© JUNGE FREIHEIT Verlag GmbH & Co.  www.jungefreiheit.de    27/00 30. Juni 2000


Wunsch und Wirklichkeit
von Volker Kempf

Die Grünen gelten als eine Bewegungspartei. Wo sich eine neue soziale Bewegung aber institutionalisiert, verfliegt das Bewegungselement, lautet eine Faustformel in den Sozialwissenschaften. An den Grünen war dieses Phänomen in diesen Tagen zu studieren. In der Regierung angekommen, entfremdeten sich bewegte Grüne und ihre Regierungsstreiter zunehmend. Das war in Nordrhein-Westfalen zu beobachten und gilt auch nach dem Münsteraner Bundesparteitag, bei dem Sie großmäulig der Kampf mit der FDP um den dritten Platz im Parteienspktrum als Ziel der nächsten Wahlen deklarierten. Groß war denn auch der Spott der politischen Gegner, als Spitzen-Grüne nach der Devise "Friß oder Stirb" auf die Basis einredeten, dem Atom(ausstiegs)konsens zuzustimmen. Die Basis wollte alles, nur nicht den Tod der rot-grünen Koalition riskieren, und stimmte bei aller Selbstverleugnung zu. Umweltverbände haben es da einfacher. Sie können die Fahne des Umweltschutzes hochhalten und den Konsens als Nonsens verhöhnen und die Grünen gleich mit.

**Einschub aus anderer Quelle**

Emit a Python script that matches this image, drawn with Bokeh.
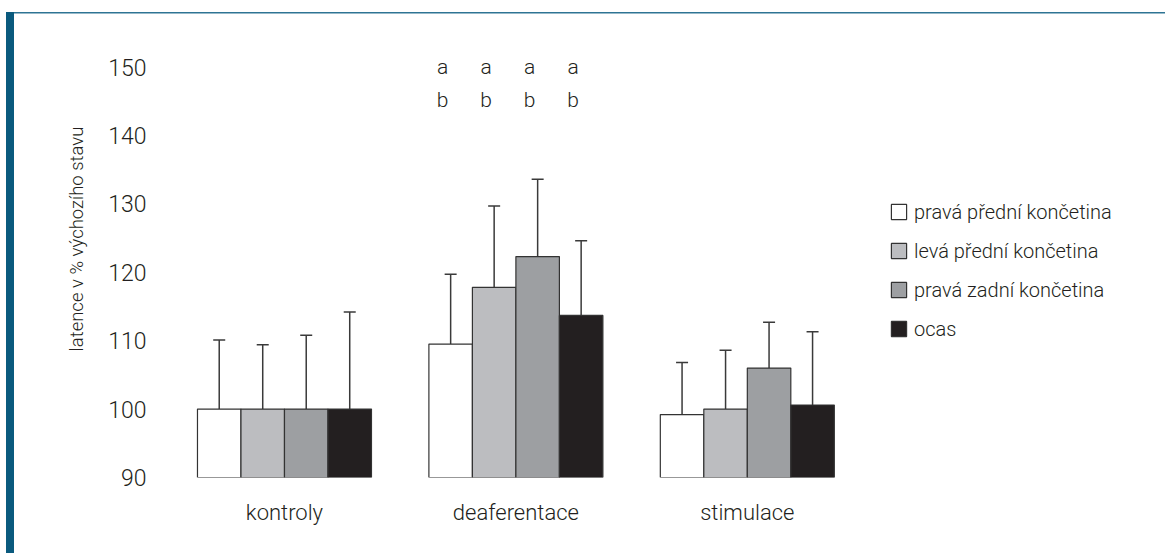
from bokeh.plotting import figure
from bokeh.models import (Range1d, FixedTicker, Legend, LegendItem, LabelSet,
                          ColumnDataSource, Whisker, TeeHead)
from bokeh.embed import file_html
from bokeh.resources import INLINE
from bokeh.core.properties import value

# ---------------- data ----------------
groups = ["kontroly", "deaferentace", "stimulace"]
series = ["pravá přední končetina", "levá přední končetina", "pravá zadní končetina", "ocas"]
colors = ["#ffffff", "#bcbdc0", "#9d9fa2", "#231f20"]

# mean latency (% of baseline) per series, in group order
means = {
    "pravá přední končetina": [100.0, 109.5, 99.2],
    "levá přední končetina":  [100.0, 117.8, 100.0],
    "pravá zadní končetina":  [100.0, 122.3, 106.0],
    "ocas":                   [100.0, 113.7, 100.6],
}
# standard deviations (upper error bar)
sds = {
    "pravá přední končetina": [10.1, 10.2, 7.6],
    "levá přední končetina":  [9.4, 11.9, 8.6],
    "pravá zadní končetina":  [10.8, 11.3, 6.7],
    "ocas":                   [14.2, 10.9, 10.7],
}
sig_group = "deaferentace"
sig_row1 = ["a", "a", "a", "a"]
sig_row2 = ["b", "b", "b", "b"]
y_ticks = [90, 100, 110, 120, 130, 140, 150]
y_title = "latence v % výchozího stavu"

# ---------------- layout constants ----------------
W, H = 1165, 553
GROUP_STEP = 5.32          # bar-width units between group starts
FRAME_L, FRAME_B, FRAME_T = 160, 76, 0
TEXT = "#231f20"
FONT = "Roboto Light"

p = figure(width=W, height=H, output_backend="svg", toolbar_location=None,
           x_range=Range1d(-1.35, -1.35 + (W - FRAME_L) / 43.5),
           y_range=Range1d(90, 90 + (H - FRAME_B - FRAME_T) / 6.84),
           min_border_left=FRAME_L, min_border_right=0,
           min_border_bottom=FRAME_B, min_border_top=FRAME_T)
p.outline_line_color = None
p.xgrid.grid_line_color = None
p.ygrid.grid_line_color = None
p.background_fill_alpha = 0
p.border_fill_alpha = 0
# decorative page frame: thick blue bar on the left and thin rule on top
p.styles = {
    "background-color": "white",
    "background-image": "linear-gradient(#0a5a7e, #0a5a7e), linear-gradient(#2e7494, #2e7494)",
    "background-position": "6px 12px, 14px 12px",
    "background-size": "8px 541px, 1151px 1.5px",
    "background-repeat": "no-repeat",
}

legend_items = []
for si, s in enumerate(series):
    xs = [gi * GROUP_STEP + si for gi in range(len(groups))]
    src = ColumnDataSource(dict(x=xs, top=means[s],
                                upper=[m + e for m, e in zip(means[s], sds[s])]))
    w = Whisker(source=src, base="x", lower="top", upper="upper", dimension="height",
                line_color="#3a3a3a", line_width=1.5,
                upper_head=TeeHead(size=12, line_color="#3a3a3a", line_width=1.5),
                lower_head=None)
    p.add_layout(w)
    r = p.vbar(x="x", top="top", bottom=90, width=1.0, source=src,
               fill_color=colors[si], line_color="#333333", line_width=1.2)
    legend_items.append(LegendItem(label=s, renderers=[r]))

# significance letters above deaferentace bars
gi = groups.index(sig_group)
sx = [gi * GROUP_STEP + si for si in range(len(series))]
sig_src = ColumnDataSource(dict(x=sx + sx, y=[150.0] * 4 + [145.2] * 4, t=sig_row1 + sig_row2))
p.add_layout(LabelSet(x="x", y="y", text="t", source=sig_src, x_offset=-8,
                      text_align="center", text_baseline="middle",
                      text_font=value(FONT), text_font_size=value("21px"), text_color=TEXT))

# axes
p.yaxis.ticker = FixedTicker(ticks=y_ticks)
p.yaxis.axis_line_color = None
p.yaxis.major_tick_line_color = None
p.yaxis.minor_tick_line_color = None
p.yaxis.major_tick_out = 0
p.yaxis.major_label_standoff = 14
p.yaxis.major_label_text_font = FONT
p.yaxis.major_label_text_font_size = "23px"
p.yaxis.major_label_text_color = TEXT
p.yaxis.axis_label = y_title
p.yaxis.axis_label_standoff = 17
p.yaxis.axis_label_text_font = FONT
p.yaxis.axis_label_text_font_style = "normal"
p.yaxis.axis_label_text_font_size = "18.5px"
p.yaxis.axis_label_text_color = TEXT

centers = [g * GROUP_STEP + 1.5 for g in range(len(groups))]
p.xaxis.ticker = FixedTicker(ticks=centers)
p.xaxis.major_label_overrides = {c: g for c, g in zip(centers, groups)}
p.xaxis.axis_line_color = None
p.xaxis.major_tick_line_color = None
p.xaxis.minor_tick_line_color = None
p.xaxis.major_tick_out = 0
p.xaxis.major_label_standoff = 22
p.xaxis.major_label_text_font = FONT
p.xaxis.major_label_text_font_size = "22px"
p.xaxis.major_label_text_color = TEXT

# legend
legend = Legend(items=legend_items, location=(889 - FRAME_L, (H - FRAME_B) - 340.5),
                glyph_width=19, glyph_height=19, label_height=19, spacing=15,
                padding=0, margin=0, label_standoff=6,
                border_line_alpha=0, background_fill_alpha=0,
                label_text_font=FONT, label_text_font_size="20px", label_text_color=TEXT)
p.add_layout(legend)

open("out.html", "w").write(file_html(p, INLINE))
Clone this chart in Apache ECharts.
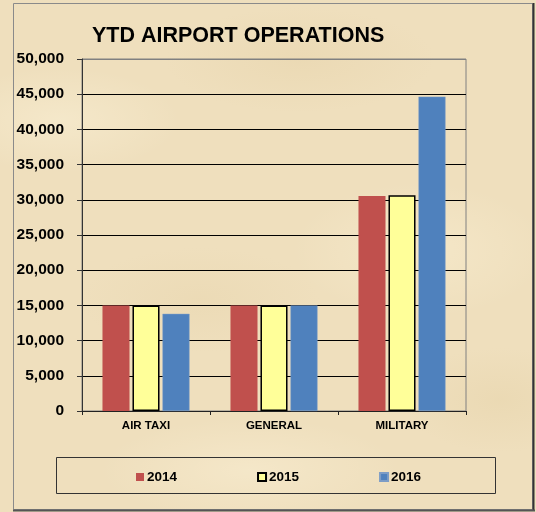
<!DOCTYPE html>
<html>
<head>
<meta charset="utf-8">
<script src="https://cdn.jsdelivr.net/npm/echarts@6/dist/echarts.min.js"></script>
<style>
  html, body { margin: 0; padding: 0; }
  body {
    width: 536px; height: 512px; overflow: hidden;
    background-color: #EFDFBD;
    background-image:
      radial-gradient(ellipse 160px 70px at 60px 120px, rgba(255,248,225,0.35), rgba(255,248,225,0) 75%),
      radial-gradient(ellipse 180px 70px at 300px 60px, rgba(226,205,160,0.3), rgba(226,205,160,0) 75%),
      radial-gradient(ellipse 170px 90px at 420px 250px, rgba(255,246,220,0.35), rgba(255,246,220,0) 75%),
      radial-gradient(ellipse 160px 70px at 200px 300px, rgba(228,208,165,0.3), rgba(228,208,165,0) 75%),
      radial-gradient(ellipse 200px 70px at 250px 470px, rgba(255,246,222,0.35), rgba(255,246,222,0) 75%),
      radial-gradient(ellipse 130px 70px at 500px 400px, rgba(225,204,158,0.3), rgba(225,204,158,0) 75%);
  }
  #chart { width: 536px; height: 512px; }
</style>
</head>
<body>
<div id="chart"></div>
<script>
// 数据
const categories = ['AIR TAXI', 'GENERAL', 'MILITARY'];
const years = ['2014', '2015', '2016'];
const ops2014 = [15000, 15000, 30550];
const ops2015 = [15000, 15000, 30650];
const ops2016 = [13800, 15000, 44650];
const yTicks = [0, 5000, 10000, 15000, 20000, 25000, 30000, 35000, 40000, 45000, 50000];

const chart = echarts.init(document.getElementById('chart'));

const font = 'Liberation Sans, Arial, sans-serif';

// 网格线颜色：最上面一条是灰色边框
const splitColors = yTicks.map((v, i) => i === yTicks.length - 1 ? '#808080' : '#000000');

const option = {
    backgroundColor: 'transparent',
    animation: false,
    title: {
        text: 'YTD AIRPORT OPERATIONS',
        left: 87,
        top: 20,
        textStyle: { fontFamily: font, fontSize: 21.5, fontWeight: 'bold', color: '#000' }
    },
    grid: {
        left: 82, right: 70, top: 59, bottom: 101,
        show: true, borderColor: '#808080', borderWidth: 1, backgroundColor: 'transparent'
    },
    legend: {
        data: years,
        left: 131,
        top: 465,
        itemWidth: 8,
        itemHeight: 8,
        itemGap: 80,
        icon: 'rect',
        textStyle: { fontFamily: font, fontSize: 13.5, fontWeight: 'bold', color: '#000', padding: [0, 0, 0, -2] }
    },
    xAxis: {
        type: 'category',
        data: categories,
        axisLine: { lineStyle: { color: '#222', width: 1 } },
        axisTick: { show: true, length: 4, lineStyle: { color: '#222' } },
        axisLabel: { fontFamily: font, fontSize: 11.5, fontWeight: 'bold', color: '#000', margin: 9 }
    },
    yAxis: {
        type: 'value',
        min: 0,
        max: 50000,
        interval: 5000,
        axisLine: { show: true, lineStyle: { color: '#333', width: 1 } },
        axisTick: { show: true, length: 5, lineStyle: { color: '#333' } },
        axisLabel: {
            fontFamily: font, fontSize: 15.5, fontWeight: 'bold', color: '#000', margin: 18,
            formatter: v => v.toLocaleString('en-US')
        },
        splitLine: { show: true, lineStyle: { color: splitColors, width: 1 } }
    },
    series: [
        {
            name: '2014', type: 'bar', data: ops2014,
            barGap: '11%', barCategoryGap: '32%',
            itemStyle: { color: '#C0504D' }
        },
        {
            name: '2015', type: 'bar', data: ops2015,
            itemStyle: { color: '#FFFF99', borderColor: '#000', borderWidth: 1.5 }
        },
        {
            name: '2016', type: 'bar', data: ops2016,
            itemStyle: { color: '#4F81BD', borderColor: '#7C9CC6', borderWidth: 0.5 }
        }
    ],
    graphic: [
        // 外框
        { type: 'rect', shape: { x: 13.5, y: 3.5, width: 519, height: 506 },
          style: { fill: 'none', stroke: '#8a8a8a', lineWidth: 1 }, z: 0 },
        { type: 'line', shape: { x1: 533.5, y1: 3, x2: 533.5, y2: 511 },
          style: { stroke: '#333', lineWidth: 2 }, z: 0 },
        { type: 'line', shape: { x1: 13, y1: 510.5, x2: 535, y2: 510.5 },
          style: { stroke: '#555', lineWidth: 2 }, z: 0 },
        // 图例框
        { type: 'rect', shape: { x: 56.5, y: 457.5, width: 439, height: 36 },
          style: { fill: 'none', stroke: '#333', lineWidth: 1 }, z: 0 }
    ]
};

chart.setOption(option);
</script>
</body>
</html>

Zurück bleibt ein tiefer Graben zwischen Bewegung und Partei. Ein Auseinanderdriften zeichnet sich ab, das die Grünen verhindern müßten, um aus der Grube ihres Stimmungstiefs herauszukommen. Das Rezept fehlt aber. Auch Fritz Kuhn und Renate Künast, die neue Doppelspitze der Partei, hatten bislang nur schöne, weltfremde Worte anzubieten, wenn sie erklärten, die Grünen sähen sich als "Reformmotor für die rot-grüne Koalition". Selten lagen Wunsch und Wirklichkeit weiter auseinander.